Diana se fue a estudiar, y Javier se quedó. Trabajaba como podía y sacó el carnet de camionero. Luego vino la mili, y apenas se vieron en años. Pero cuando volvió, Lucía no lo soltó. Trabajaba en una frutería, le gustaba la fiesta…

En el cumpleaños de su amigo Raúl, ella se sentó a su lado. Cada vez que Javier salía a fumar, le echaba vodka en el vino sin que se diera cuenta. Acabó tan borracho que Raúl quiso mandarlo a casa en taxi, pero Lucía se ofreció: «Yo me encargo, ya lo he llamado».

Lo llevó a su casa —su madre trabajaba de noche—, lo metió en la cama y se acostó con él. A la mañana siguiente, Javier se despertó a su lado, sin recordar nada.

«¡Vaya sorpresa!», dijo la madre al entrar. Lucía se rio. «Mamá, ya nos has pillado… Javi, ahora tienes que casarte conmigo».

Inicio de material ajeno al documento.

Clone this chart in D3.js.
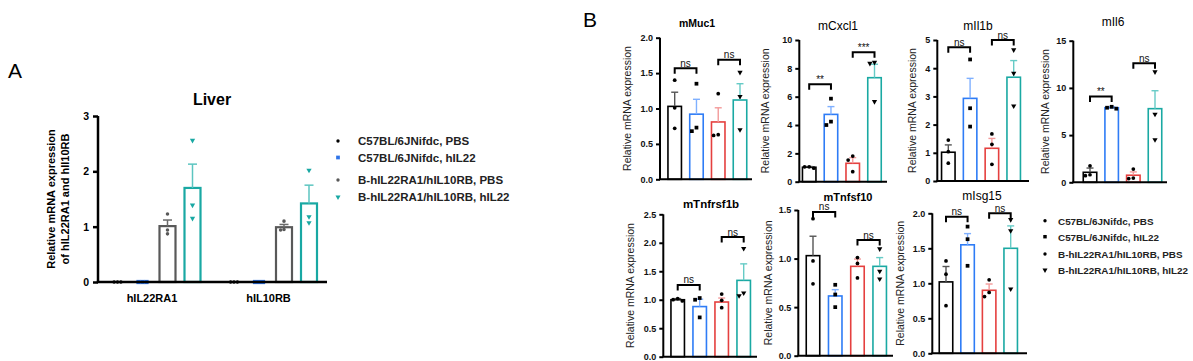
<!DOCTYPE html>
<html><head><meta charset="utf-8">
<script src="https://cdn.jsdelivr.net/npm/d3@7"></script>
<style>body{margin:0;background:#fff}svg{display:block}text{font-family:"Liberation Sans",Arial,sans-serif}</style>
</head><body><svg id="c" width="1193" height="361"></svg>
<script>
// ---------- DATA ----------
const groups = ["C57BL/6JNifdc, PBS","C57BL/6JNifdc, hIL22","B-hIL22RA1/hIL10RB, PBS","B-hIL22RA1/hIL10RB, hIL22"];
// Panel A
const genesA = ["hIL22RA1","hIL10RB"];
const ticksA = [0,1,2,3];
const meanA_hIL22RA1 = [0,0,1.01,1.70];
const semA_hIL22RA1  = [0,0,0.11,0.43];
const ptsA_hIL22RA1  = [[0,0,0],[0,0,0],[1.23,0.94,0.87],[2.56,1.39,1.15]];
const meanA_hIL10RB  = [0,0,0.99,1.42];
const semA_hIL10RB   = [0,0,0.05,0.33];
const ptsA_hIL10RB   = [[0,0,0],[0,0,0],[1.10,0.95,0.94],[2.02,1.18,1.07]];
// Panel B
const genesB = ["mMuc1","mCxcl1","mIl1b","mIl6","mTnfrsf1b","mTnfsf10","mIsg15"];
const mMuc1_mean = [1.03,0.92,0.81,1.12];
const mMuc1_sem  = [0.20,0.21,0.20,0.23];
const mMuc1_pts  = [[1.40,1.01,0.72],[1.35,0.73,0.68],[1.21,0.63,0.62],[1.51,1.17,0.70]];
const mMuc1_sig  = [[0,1,1.57,"ns"],[2,3,1.69,"ns"]];
const mMuc1_ticks = [0,0.5,1,1.5,2];
const mCxcl1_mean = [1.02,4.75,1.30,7.34];
const mCxcl1_sem  = [0.05,0.55,0.40,0.95];
const mCxcl1_pts  = [[0.95,1.05,1.05],[5.86,4.24,4.00],[1.81,1.53,0.71],[8.35,8.42,5.65]];
const mCxcl1_sig  = [[0,1,6.87,"**"],[2,3,9.13,"***"]];
const mCxcl1_ticks = [0,2,4,6,8,10];
const mIl1b_mean = [1.02,2.93,1.16,3.68];
const mIl1b_sem  = [0.26,0.71,0.35,0.59];
const mIl1b_pts  = [[1.45,1.04,0.63],[4.31,2.58,1.93],[1.67,1.30,0.59],[4.65,3.82,2.66]];
const mIl1b_sig  = [[0,1,4.74,"ns"],[2,3,5.0,"ns"]];
const mIl1b_ticks = [0,1,2,3,4,5];
const mIl6_mean = [1.06,7.90,0.75,7.80];
const mIl6_sem  = [0.45,0.10,0.35,1.90];
const mIl6_pts  = [[1.75,0.80,0.70],[7.80,8.00,7.90],[1.40,0.45,0.40],[11.7,7.20,4.50]];
const mIl6_sig  = [[0,1,9.1,"**"],[2,3,12.6,"ns"]];
const mIl6_ticks = [0,5,10,15];
const mTnfrsf1b_mean = [1.00,0.88,0.96,1.34];
const mTnfrsf1b_sem  = [0.02,0.13,0.07,0.29];
const mTnfrsf1b_pts  = [[0.98,1.02,1.00],[1.03,1.00,0.69],[1.10,0.99,0.86],[1.90,1.12,1.07]];
const mTnfrsf1b_sig  = [[0,1,1.26,"ns"],[2,3,2.10,"ns"]];
const mTnfrsf1b_ticks = [0,0.5,1,1.5,2,2.5];
const mTnfsf10_mean = [1.03,0.615,0.92,0.92];
const mTnfsf10_sem  = [0.20,0.065,0.075,0.09];
const mTnfsf10_pts  = [[1.41,0.975,0.74],[0.73,0.63,0.50],[1.01,0.95,0.80],[1.10,0.87,0.79]];
const mTnfsf10_sig  = [[0,1,1.48,"ns"],[2,3,1.19,"ns"]];
const mTnfsf10_ticks = [0,0.5,1,1.5];
const mIsg15_mean = [1.02,1.55,0.90,1.50];
const mIsg15_sem  = [0.22,0.16,0.09,0.32];
const mIsg15_pts  = [[1.32,1.13,0.68],[1.81,1.63,1.25],[1.05,0.87,0.81],[1.91,1.75,0.92]];
const mIsg15_sig  = [[0,1,1.95,"ns"],[2,3,2.0,"ns"]];
const mIsg15_ticks = [0,0.5,1,1.5,2];

// ---------- STYLE / LAYOUT ----------
const colA = ["#000000","#2f74e8","#595959","#19a8a3"];
const errA = ["#000000","#2f74e8","#6a6a6a","#5cc5c0"];
const colB = ["#000000","#2e7cf6","#e5403f","#1aa9a3"];
const errB = ["#555555","#7fb0ff","#f39a9a","#66cbc6"];
const shapes = [d3.symbolCircle, d3.symbolSquare, d3.symbolCircle, d3.symbolTriangle];

const svg = d3.select("#c");

function marker(g, shapeIdx, x, y, size, color){
  const s = d3.symbol().type(shapes[shapeIdx]).size(size);
  g.append("path").attr("d", s()).attr("fill", color)
   .attr("transform", `translate(${x},${y})` + (shapeIdx===3 ? " rotate(180)" : ""));
}
function swarm(vals, ys, d){
  const placed = [];
  const order = vals.map((v,i)=>i).sort((a,b)=>vals[b]-vals[a]);
  const out = [];
  order.forEach(i=>{
    const y = ys(vals[i]);
    const cands = [0,-d,d,-2*d,2*d];
    let off = 0;
    for(const c of cands){
      if(placed.every(p=>Math.hypot(p[0]-c,p[1]-y) >= d*0.95)){ off=c; break; }
    }
    placed.push([off,y]); out[i]=[off,y];
  });
  return out;
}

// ---------- PANEL A ----------
(function(){
  const g = svg.append("g");
  g.append("text").attr("x",8).attr("y",78).attr("font-size",21).text("A");
  const ax = 98, yTop=116, yBot=282, xEnd=327;
  const y = d3.scaleLinear().domain([0,3]).range([yBot,yTop]);
  const gx = d3.scalePoint().domain(genesA).range([155,271.5]);
  const sx = d3.scalePoint().domain(d3.range(4)).range([-37.5,37.5]);
  const means = {hIL22RA1:meanA_hIL22RA1, hIL10RB:meanA_hIL10RB};
  const sems = {hIL22RA1:semA_hIL22RA1, hIL10RB:semA_hIL10RB};
  const pts = {hIL22RA1:ptsA_hIL22RA1, hIL10RB:ptsA_hIL10RB};
  const bw = 16;
  genesA.forEach(gene=>{
    groups.forEach((grp,i)=>{
      const cx = gx(gene)+sx(i);
      const m = means[gene][i], s = sems[gene][i];
      if(m>0){
        g.append("rect").attr("x",cx-bw/2).attr("y",y(m)).attr("width",bw).attr("height",yBot-y(m))
         .attr("fill","#fff").attr("stroke",colA[i]).attr("stroke-width",2.2);
        g.append("line").attr("x1",cx).attr("x2",cx).attr("y1",y(m)).attr("y2",y(m+s)).attr("stroke",errA[i]).attr("stroke-width",1.5);
        g.append("line").attr("x1",cx-4.5).attr("x2",cx+4.5).attr("y1",y(m+s)).attr("y2",y(m+s)).attr("stroke",errA[i]).attr("stroke-width",1.5);
      }
      const d = i===1 ? 4 : 3.4;
      const sw = swarm(pts[gene][i], y, d);
      sw.forEach(p=>marker(g, i, cx+p[0], p[1], i===1?18:(i===3?12:10), colA[i]));
    });
  });
  const ya = d3.axisLeft(y).tickValues(ticksA).tickSize(5).tickPadding(4).tickFormat(d3.format("d"));
  const yg = g.append("g").attr("transform",`translate(${ax},0)`).call(ya);
  yg.select(".domain").attr("stroke","#000").attr("stroke-width",2.5).attr("d",`M0,${yTop}V${yBot}`);
  yg.selectAll(".tick line").attr("stroke","#000").attr("stroke-width",2.5);
  yg.selectAll(".tick text").attr("font-size",10.5).attr("font-weight","bold").attr("fill","#000");
  g.append("line").attr("x1",ax-1.2).attr("x2",xEnd).attr("y1",yBot).attr("y2",yBot).attr("stroke","#000").attr("stroke-width",2.5);
  genesA.forEach(gene=>{
    g.append("text").attr("x",gx(gene)-3).attr("y",302).attr("text-anchor","middle").attr("font-size",11).attr("font-weight","bold").text(gene);
  });
  g.append("text").attr("x",212).attr("y",105).attr("text-anchor","middle").attr("font-size",16).attr("font-weight","bold").text("Liver");
  const lab = g.append("text").attr("transform",`translate(55,199) rotate(-90)`).attr("text-anchor","middle").attr("font-size",11).attr("font-weight","bold");
  lab.append("tspan").attr("x",0).attr("dy",0).text("Relative mRNA expression");
  lab.append("tspan").attr("x",0).attr("dy",14).text("of hIL22RA1 and hIl10RB");
  // legend A
  const ly = [141,157.5,180,197];
  groups.forEach((grp,i)=>{
    marker(g, i, 338, ly[i], i===1?14:(i===3?11:9), colA[i]);
    g.append("text").attr("x",358).attr("y",ly[i]+4).attr("font-size",11.5).attr("font-weight","bold").attr("fill","#222").text(grp);
  });
})();

// ---------- PANEL B ----------
const layoutB = {
  mMuc1:     {ax:660,   yTop:37.7, yBot:179.3, max:2,   fmt:".1f", c0:674.7, c3:740,   end:752,  tx:697,  ty:27,  ts:10.5, tb:true,  lx:627},
  mCxcl1:    {ax:799.3, yTop:40,   yBot:181.7, max:10,  fmt:"d",   c0:809.2, c3:874.5, end:887,  tx:838,  ty:30,  ts:12,   tb:false, lx:765},
  mIl1b:     {ax:937.3, yTop:40,   yBot:181,   max:5,   fmt:"d",   c0:948.3, c3:1013.7,end:1029, tx:978,  ty:30,  ts:12,   tb:false, lx:912},
  mIl6:      {ax:1073.3,yTop:40.7, yBot:182.3, max:15,  fmt:"d",   c0:1090,  c3:1155,  end:1167, tx:1113, ty:26,  ts:12,   tb:false, lx:1045},
  mTnfrsf1b: {ax:663.3, yTop:214.3,yBot:356.7, max:2.5, fmt:".1f", c0:677.7, c3:743.7, end:757,  tx:711,  ty:208, ts:11.5, tb:true,  lx:630},
  mTnfsf10:  {ax:798.3, yTop:210,  yBot:355.7, max:1.5, fmt:".1f", c0:813,   c3:879.7, end:893,  tx:848,  ty:201, ts:11,   tb:true,  lx:768},
  mIsg15:    {ax:932.3, yTop:213.3,yBot:353.3, max:2,   fmt:".1f", c0:946,   c3:1010.7,end:1027, tx:982,  ty:200, ts:12,   tb:false, lx:900}
};
const dataB = {
  mMuc1:[mMuc1_mean,mMuc1_sem,mMuc1_pts,mMuc1_sig,mMuc1_ticks],
  mCxcl1:[mCxcl1_mean,mCxcl1_sem,mCxcl1_pts,mCxcl1_sig,mCxcl1_ticks],
  mIl1b:[mIl1b_mean,mIl1b_sem,mIl1b_pts,mIl1b_sig,mIl1b_ticks],
  mIl6:[mIl6_mean,mIl6_sem,mIl6_pts,mIl6_sig,mIl6_ticks],
  mTnfrsf1b:[mTnfrsf1b_mean,mTnfrsf1b_sem,mTnfrsf1b_pts,mTnfrsf1b_sig,mTnfrsf1b_ticks],
  mTnfsf10:[mTnfsf10_mean,mTnfsf10_sem,mTnfsf10_pts,mTnfsf10_sig,mTnfsf10_ticks],
  mIsg15:[mIsg15_mean,mIsg15_sem,mIsg15_pts,mIsg15_sig,mIsg15_ticks]
};
svg.append("text").attr("x",583).attr("y",27).attr("font-size",21).text("B");
genesB.forEach(gene=>{
  const L = layoutB[gene];
  const [mean, sem, pts, sig, ticks] = dataB[gene];
  const g = svg.append("g");
  const y = d3.scaleLinear().domain([0,L.max]).range([L.yBot,L.yTop]);
  const x = d3.scalePoint().domain(d3.range(4)).range([L.c0,L.c3]);
  const bw = 13.5;
  mean.forEach((m,i)=>{
    const cx = x(i);
    g.append("rect").attr("x",cx-bw/2).attr("y",y(m)).attr("width",bw).attr("height",L.yBot-y(m))
     .attr("fill","#fff").attr("stroke",colB[i]).attr("stroke-width",1.6);
    const t = y(m+sem[i]);
    g.append("line").attr("x1",cx).attr("x2",cx).attr("y1",y(m)).attr("y2",t).attr("stroke",errB[i]).attr("stroke-width",1.4);
    g.append("line").attr("x1",cx-3.5).attr("x2",cx+3.5).attr("y1",t).attr("y2",t).attr("stroke",errB[i]).attr("stroke-width",1.4);
    const sw = swarm(pts[i], y, 4.6);
    sw.forEach(p=>marker(g, i, cx+p[0], p[1], i===1?14:(i===3?12:11), "#000"));
  });
  const ya = d3.axisLeft(y).tickValues(ticks).tickSize(4).tickPadding(3).tickFormat(d3.format(L.fmt));
  const yg = g.append("g").attr("transform",`translate(${L.ax},0)`).call(ya);
  yg.select(".domain").attr("stroke","#000").attr("stroke-width",2).attr("d",`M0,${L.yTop}V${L.yBot}`);
  yg.selectAll(".tick line").attr("stroke","#000").attr("stroke-width",2);
  yg.selectAll(".tick text").attr("font-size",9).attr("font-weight","bold").attr("fill","#111");
  g.append("line").attr("x1",L.ax-1).attr("x2",L.end).attr("y1",L.yBot).attr("y2",L.yBot).attr("stroke","#000").attr("stroke-width",2);
  // significance
  sig.forEach(([a,b,lvl,lab])=>{
    const yy = y(lvl);
    g.append("path").attr("d",`M${x(a)},${yy+5.5}V${yy}H${x(b)}V${yy+5.5}`).attr("fill","none").attr("stroke","#000").attr("stroke-width",2);
    g.append("text").attr("x",(x(a)+x(b))/2).attr("y",lab==="ns"?yy-1.5:yy-1).attr("text-anchor","middle").attr("font-size",10).attr("fill","#111").text(lab);
  });
  g.append("text").attr("x",L.tx).attr("y",L.ty).attr("text-anchor","middle").attr("font-size",L.ts).attr("font-weight",L.tb?"bold":"normal").attr("fill","#000").text(gene);
  g.append("text").attr("transform",`translate(${L.lx+3.5},${(L.yTop+L.yBot)/2}) rotate(-90)`).attr("text-anchor","middle")
   .attr("font-size",10.5).attr("fill","#222").text("Relative mRNA expression");
});
// legend B
const lyB = [220.7,236.7,254,270];
groups.forEach((grp,i)=>{
  marker(svg, i, 1045, lyB[i], i===1?12:(i===3?11:9), "#000");
  svg.append("text").attr("x",1058).attr("y",lyB[i]+4).attr("font-size",9.9).attr("font-weight","bold").attr("fill","#222").text(grp);
});
</script></body></html>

Él, con resaca y aturdido, no supo qué hacer. Era un hombre de palabra, y aunque seguía enamorado de Diana, al poco tiempo Lucía anunció que estaba embarazada. No tuvo escapatoria.

Cuando Diana supo que Javier se casaba, aceptó la propuesta de Álvaro, un compañero de facultad que llevaba años detrás de ella. Pero su matrimonio fue frío, sin amor. Álvaro siempre estaba ocupado, distante. Ni siquiera querían hijos.

«Esposa, primero hay que ganar dinero», le decía, aunque su padre les ayudaba económicamente.

Seis años después, una joven embarazada llamó a su puerta: «Soy la amante de tu marido. Va a ser padre. Déjalo ir».

Diana, con el corazón roto pero serena, firmó el divorcio al día siguiente y volvió a su pueblo. Trabajaba como médica desde hacía medio año cuando Javier apareció en su consulta.

«No podemos hablar aquí —dijo ella—. Vamos a la cafetería de al lado».

Entre sorbos de café, Javier confesó: «Vivo un infierno. Lucía no cuida de los niños, bebe, sale de juerga… Cuando vuelva de esta ruta, pediré el divorcio».

Además, le preocupaba un tal Roldán, un político local que rondaba a Diana. «No es buena gente», le advirtió.

Ella se defendió: «Soy libre, Javier. Tú tienes tu vida, y yo la mía».

Él insistió: «Espérame, por favor. Solo un poco más».

Tres días después, mientras Diana atendía a pacientes, llegaron trabajadoras sociales. «Hay dos niños solos en una casa, llorando desde hace horas».

Para su sorpresa, era la casa de Javier.

La vecina explicó: «La madre no aparece. A veces bebe… o peor».

Al abrir la puerta, encontraron a los niños —Nikita y Miguel— sucios, hambrientos, comiendo migajas.

«Nos los llevamos», dijeron las asistentes.

Diana no lo dudó: «Yo me quedo con ellos».

Llevó a los pequeños a su casa. Sus padres, aunque sorprendidos, aceptaron. Sabían que Javier era el hombre que siempre había estado en el corazón de su hija.

Y así fue. Cuando él regresó, empezaron una nueva vida juntos: se casaron, criaron a los niños y tuvieron una hija. Al fin, el destino los unió.